Management highlighted several factors that will shape results:

  • Full implementation of the U.S. surcharge by Q3
  • Continued investments in digital, high-tech, and Life Sciences as growth engines

Takeaways

Ecolab is navigating a complex environment with agility, using pricing power and supply chain resilience to absorb external shocks while investing in high-return digital and innovation initiatives.

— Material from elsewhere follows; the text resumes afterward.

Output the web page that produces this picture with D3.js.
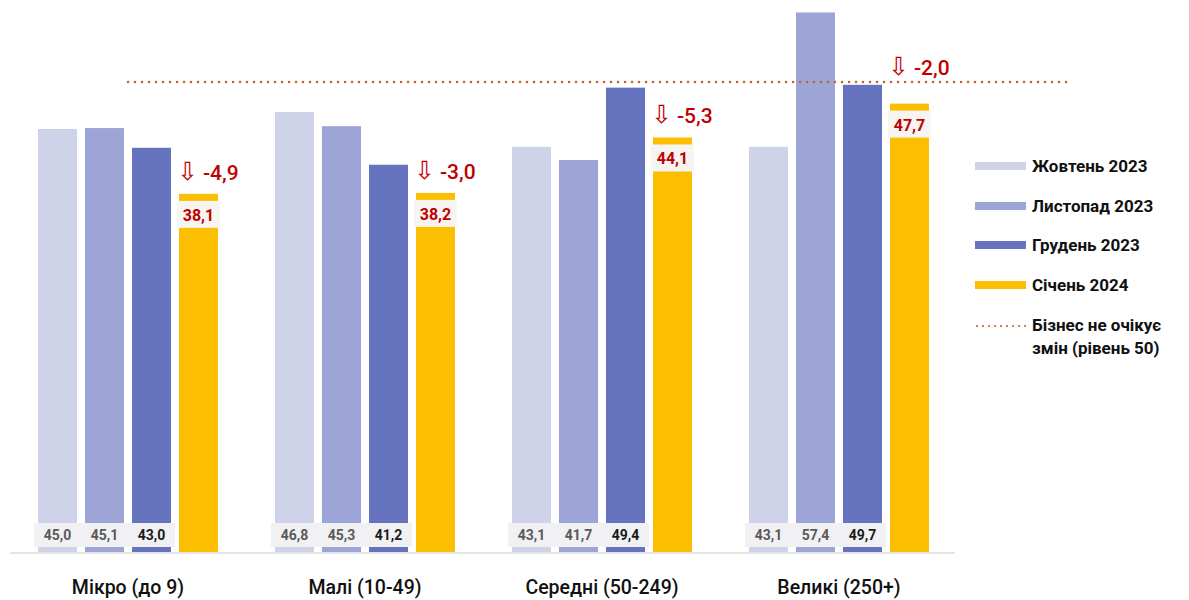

  • Proactive Pricing Action: The U.S. trade surcharge is a tested lever to offset material cost inflation and maintain margin progress, but customer acceptance and competitive response warrant close monitoring.
  • Digital and High-Tech Bets: The pace of Ecolab Digital and data center cooling adoption will increasingly determine the company’s growth and margin profile, as legacy markets face cyclical and regulatory headwinds.
  • Execution Watchpoints: Investors should track the translation of record new business wins into sustained volume growth, and the margin recovery trajectory in Pest Elimination and Life Sciences as investment drag subsides.

Conclusion

Ecolab’s Q1 2025 results underscore disciplined execution, with margin gains and robust cash flow despite macro headwinds. The company’s ability to pass through costs, scale digital offerings, and invest in high-growth segments positions it well, but volume and pricing dynamics remain key risks to monitor as the year unfolds.

Industry Read-Through

Ecolab’s aggressive pricing response and digital acceleration offer important signals for the broader industrial and specialty chemicals sector. Companies with local supply chains and value-based pricing models are best positioned to absorb tariff shocks and pass through inflation. The rapid scaling of digital, subscription-based revenue streams highlights a critical inflection for services and asset-intensive businesses seeking margin resilience and customer stickiness. Finally, the focus on data center cooling and microelectronics water management points to secular tailwinds for suppliers with differentiated technology and service footprints in these fast-growing verticals.